The discussion on Global Warming is full of rhetoric. It is a complex scientific issue, yet the facts aren’t conclusive and the economic and social stakes are high. What examples of rhetoric language can we find and how do we respond to them? We take examples from both sides. The website www.conserve-energy-future.com sums it up nicely, in the left corner:

Global Warming is Real

Scientists who argue for global warming being real base most of their evidence on the interpretation of the change in the levels of gases in the atmosphere and the ocean. The actual warming of temperature is something they say they can document, but the primary evidence is drawn from detecting what precedes a temperature rise – the change, and effect of atmospheric gases on the Earth’s environment.

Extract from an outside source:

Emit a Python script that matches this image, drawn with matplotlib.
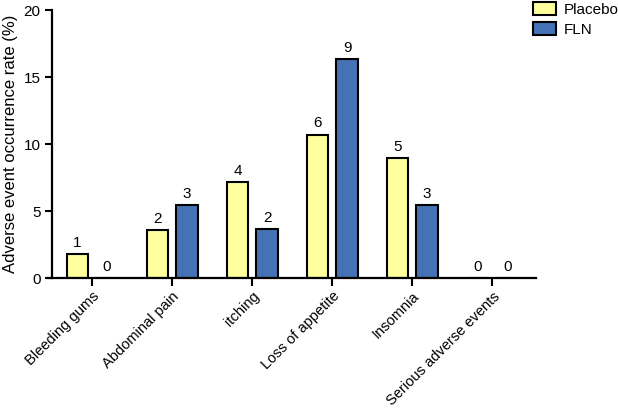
import numpy as np
import matplotlib.pyplot as plt

plt.rcParams['font.family'] = ['Liberation Sans', 'DejaVu Sans']

# data: adverse event counts and rates (%)
categories = ['Bleeding gums', 'Abdominal pain', 'itching', 'Loss of appetite',
              'Insomnia', 'Serious adverse events']
placebo_n = [1, 2, 4, 6, 5, 0]
fln_n = [0, 3, 2, 9, 3, 0]
placebo_pct = [1.79, 3.57, 7.14, 10.71, 8.93, 0.0]
fln_pct = [0.0, 5.45, 3.64, 16.36, 5.45, 0.0]

yellow = '#FFFF9E'
blue = '#4472B4'

fig = plt.figure(figsize=(6.18, 4.11), dpi=100)
ax = fig.add_axes([0.078, 0.3236, 0.79, 0.652])

x = np.arange(len(categories))
w = 0.27
off = 0.185
ax.bar(x - off, placebo_pct, w, color=yellow, edgecolor='black', linewidth=1.5, label='Placebo')
ax.bar(x + off, fln_pct, w, color=blue, edgecolor='black', linewidth=1.5, label='FLN')

for xi, v, n in zip(x - off, placebo_pct, placebo_n):
    ax.text(xi, v + 0.3, str(n), ha='center', va='bottom', fontsize=11)
for xi, v, n in zip(x + off, fln_pct, fln_n):
    ax.text(xi, v + 0.3, str(n), ha='center', va='bottom', fontsize=11)

ax.set_xlim(-0.55, 5.55)
ax.set_ylim(0, 20)
ax.set_yticks([0, 5, 10, 15, 20])
ax.set_xticks(x)
ax.set_xticklabels(categories, rotation=45, ha='right', rotation_mode='anchor', fontsize=10.5)
ax.tick_params(axis='y', labelsize=11, width=1.5, length=5)
ax.tick_params(axis='x', width=1.5, length=6, pad=2)
ax.set_ylabel('Adverse event occurrence rate (%)', fontsize=12, labelpad=4)

for s in ['top', 'right']:
    ax.spines[s].set_visible(False)
for s in ['left', 'bottom']:
    ax.spines[s].set_linewidth(1.6)
ax.spines['left'].set_position(('data', -0.5))

ax.legend(loc='upper left', bbox_to_anchor=(0.862, 0.995), bbox_transform=fig.transFigure,
          frameon=False, fontsize=11, handlelength=1.5, handleheight=0.9,
          handletextpad=0.5, labelspacing=0.35, borderaxespad=0, borderpad=0)

fig.savefig('out.png', dpi=100)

and in the right corner we have those who argue that global warming isn’t real:

Global Warming isn’t Real

Many scientists make a strong case against global warming being real. They often look towards the same evidence as those in favor of proving its existence, but draw different conclusions. They also look at some evidence not considered in other arguments. These scientists hold to a strict definition of global warming as being defined as a rise in atmospheric temperature, they do not consider the atmospheric precursors as valid evidence.

We have the same evidence, but a different conclusion. This sounds like rhetorical technique number 33. Logically, based on the same evidence, we have to draw the same conclusion. If not, the theory must be wrong, or we are missing something. The opponents of Global Warming look at “some evidence not considered in other arguments” and have a different definition of Global Warming.The opponents of Global Warming use a narrower definition and thus make a subtle distinction, number 17.

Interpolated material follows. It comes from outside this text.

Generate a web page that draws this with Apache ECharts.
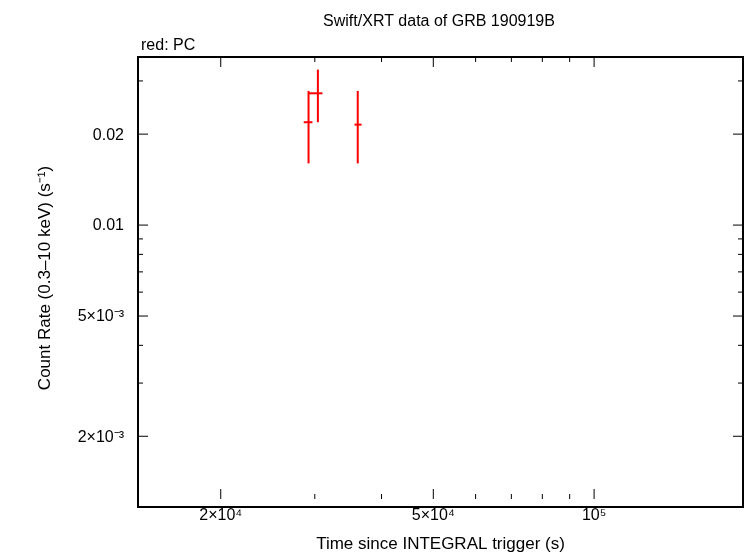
<!DOCTYPE html>
<html>
<head>
<meta charset="utf-8">
<script src="https://cdn.jsdelivr.net/npm/echarts@6/dist/echarts.min.js"></script>
<style>body{margin:0}#main{width:746px;height:558px}</style>
</head>
<body>
<div id="main"></div>
<script>
// PC points: [t, tLo, tHi, rate, rateLo, rateHi]
var pcPoints = [
  [2.92e4, 2.86e4, 2.97e4, 0.0219, 0.0160, 0.0278],
  [3.04e4, 2.92e4, 3.10e4, 0.0273, 0.0219, 0.0327],
  [3.61e4, 3.56e4, 3.67e4, 0.0215, 0.0160, 0.0278]
];
var xTicks = [2e4, 3e4, 4e4, 5e4, 6e4, 7e4, 8e4, 9e4, 1e5];
var xLabels = {20000: '2×10⁴', 50000: '5×10⁴', 100000: '10⁵'};
var yTicks = [2e-3, 3e-3, 4e-3, 5e-3, 6e-3, 7e-3, 8e-3, 9e-3, 0.01, 0.02, 0.03];
var yLabels = {0.002: '2×10⁻³', 0.005: '5×10⁻³', 0.01: '0.01', 0.02: '0.02'};
var xMin = 1.4e4, xMax = 1.9e5, yMin = 1.24e-3, yMax = 0.036;

var font = 'Liberation Sans, Arial, sans-serif';
var chart = echarts.init(document.getElementById('main'));

function xTickItem(params, api) {
  var v = xTicks[params.dataIndex];
  var cs = params.coordSys;
  var x = api.coord([v, yMin])[0];
  var major = xLabels[v] !== undefined;
  var len = major ? 10 : 5;
  var st = {stroke: '#000', lineWidth: 1};
  var kids = [
    {type: 'line', shape: {x1: x, y1: cs.y + cs.height, x2: x, y2: cs.y + cs.height - len}, style: st},
    {type: 'line', shape: {x1: x, y1: cs.y, x2: x, y2: cs.y + len}, style: st}
  ];
  if (major) kids.push({type: 'text', x: x, y: cs.y + cs.height + 9,
    style: {text: xLabels[v], fill: '#000', font: '16px ' + font, align: 'center', verticalAlign: 'top'}});
  return {type: 'group', children: kids};
}
function yTickItem(params, api) {
  var v = yTicks[params.dataIndex];
  var cs = params.coordSys;
  var y = api.coord([xMin, v])[1];
  var major = yLabels[v] !== undefined;
  var len = major ? 10 : 5;
  var st = {stroke: '#000', lineWidth: 1};
  var kids = [
    {type: 'line', shape: {x1: cs.x, y1: y, x2: cs.x + len, y2: y}, style: st},
    {type: 'line', shape: {x1: cs.x + cs.width, y1: y, x2: cs.x + cs.width - len, y2: y}, style: st}
  ];
  if (major) kids.push({type: 'text', x: cs.x - 14, y: y + 1,
    style: {text: yLabels[v], fill: '#000', font: '16px ' + font, align: 'right', verticalAlign: 'middle'}});
  return {type: 'group', children: kids};
}
function errItem(params, api) {
  var c = api.coord([api.value(0), api.value(3)]);
  var l = api.coord([api.value(1), api.value(3)]);
  var r = api.coord([api.value(2), api.value(3)]);
  var lo = api.coord([api.value(0), api.value(4)]);
  var hi = api.coord([api.value(0), api.value(5)]);
  var st = {stroke: '#ff0000', lineWidth: 2};
  return {type: 'group', children: [
    {type: 'line', shape: {x1: l[0], y1: c[1], x2: r[0], y2: c[1]}, style: st},
    {type: 'line', shape: {x1: c[0], y1: lo[1], x2: c[0], y2: hi[1]}, style: st}
  ]};
}

chart.setOption({
  animation: false,
  title: [
    {text: 'Swift/XRT data of GRB 190919B', left: 434, top: 9, textAlign: 'center',
     textStyle: {fontSize: 16, fontWeight: 'normal', fontFamily: font, color: '#000'}},
    {text: 'red: PC', left: 136, top: 33,
     textStyle: {fontSize: 16, fontWeight: 'normal', fontFamily: font, color: '#000'}}
  ],
  grid: {left: 138, right: 3, top: 57, bottom: 51},
  xAxis: {type: 'log', min: xMin, max: xMax,
    name: 'Time since INTEGRAL trigger (s)', nameLocation: 'middle', nameGap: 37,
    nameTextStyle: {fontSize: 17, fontFamily: font, color: '#000'},
    axisLine: {show: false}, axisTick: {show: false},
    axisLabel: {show: false}, splitLine: {show: false}},
  yAxis: {type: 'log', min: yMin, max: yMax,
    name: 'Count Rate (0.3–10 keV) (s⁻¹)', nameLocation: 'middle', nameGap: 84,
    nameTextStyle: {fontSize: 17, fontFamily: font, color: '#000'},
    axisLine: {show: false}, axisTick: {show: false},
    axisLabel: {show: false}, splitLine: {show: false}},
  graphic: [{type: 'rect', shape: {x: 138, y: 57, width: 605, height: 450},
    style: {fill: 'none', stroke: '#000', lineWidth: 2}, silent: true}],
  series: [
    {type: 'custom', renderItem: xTickItem, clip: false, silent: true,
     data: xTicks.map(function (v) { return [v, yMin]; })},
    {type: 'custom', renderItem: yTickItem, clip: false, silent: true,
     data: yTicks.map(function (v) { return [xMin, v]; })},
    {type: 'custom', renderItem: errItem, encode: {x: 0, y: 3}, data: pcPoints}
  ]
});
</script>
</body>
</html>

Is Global Warming real or not? My answer would be to do a bit of risk management: impact times probability of the event gives the risk. On as scale of 1 to 10, impact: 12; probability: between 1 and 10, risk: between 12 and 120, with 100 the maximum score. Whatever way you look at it, you can’t ignore it.

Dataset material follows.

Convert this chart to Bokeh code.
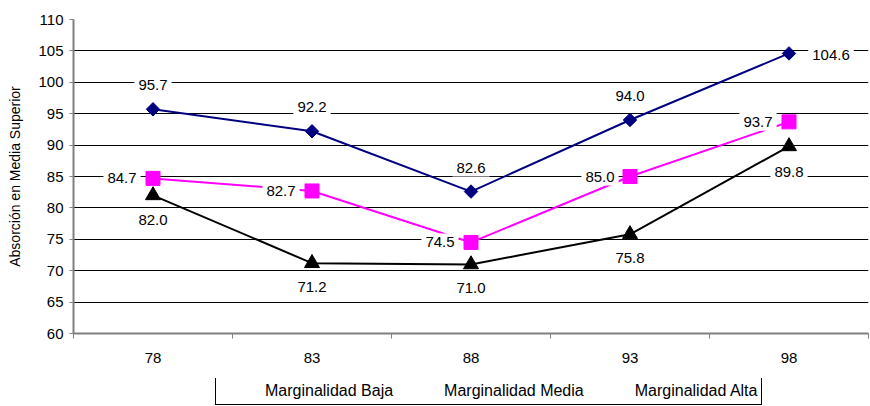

Answer in favour: “You do have a fire insurance for your house, don’t you? Why not get an insurance for the earth we’re living on?” The rhetorical example used here is to use a metaphor to support your own position, number 12.

Answer against: “It’s all very well in theory but there’s just no evidence of it.”, number 33. Just keep saying it until someone comes up with conclusive evidence, until then, you’ve won.